I mean, go ahead, use Opera and tell us what you think of it. I don't think people should be trapped into using certain browsers only because everyone uses it, seriously.
But the CHROME USES TOO MUCH RAM complaint is pretty stupid and it was several times explained why it behaves this way at this point.
Put simply, resources of your computer that are not used are just that... not used. Having a browser that leaves a whole metric ton of free RAM around benefits no one.
Chrome was a browser developed to take as much advantage of your machine as possible. It's definitely not lightweight, so alternative browsers can be a good thing if your computer is crappy, but how much free ram it leaves behind is a very stupid reason for switching.
Chrome uses separate processes for each and every tab to solve problems with one tab crashing the entire browser. It dynamically allocates as much ram as possible to pre-load stuff and speed up things. Just make a test yourself. Open Chrome, run as many tabs you like, saturate the ram... with a reasonable machine. Then open some other software that chews up ram... like, I dunno, something from Adobe CC. You'll see that even though Chrome was using all the ram, you are still able to open another sofware and use it without problems.

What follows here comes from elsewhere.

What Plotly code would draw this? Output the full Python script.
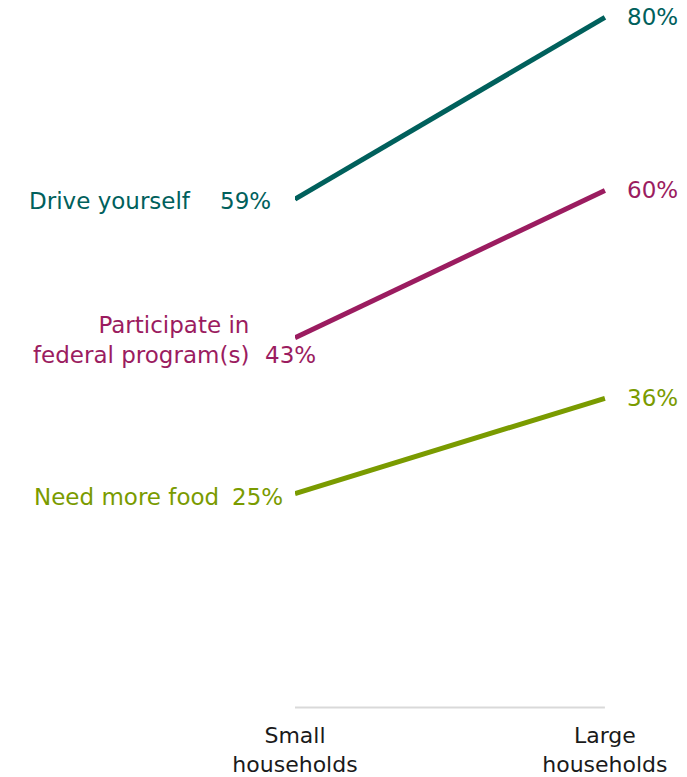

That's because Chrome will set the limit of ram usage to a lower threshold.
It's by no means perfect or anything like that, but if you are gonna criticize it, it's better to look a bit more into your complaints before spouting nonsense.
Are there any breakdowns about what browsers do with all that memory? I'd be intrigued to know what they're filling it with.
I've always thought the same, it seems excessive, I understand that they can speed things up by caching, which in turn saves memory, but even here I'm struggling to understand what you could possible cache that would turn a 5mb web page into a 150mb slab of cache - even if you cache all the markup, the scripts, the images, the CSS, and have them in raw form, and displayable form (i.e. the DOM, resized images etc.) I'm still not entirely sure how you end up with so much. Even if you're JIT'ing the scripts and storing the JIT compiled versions it still seems entirely excessive.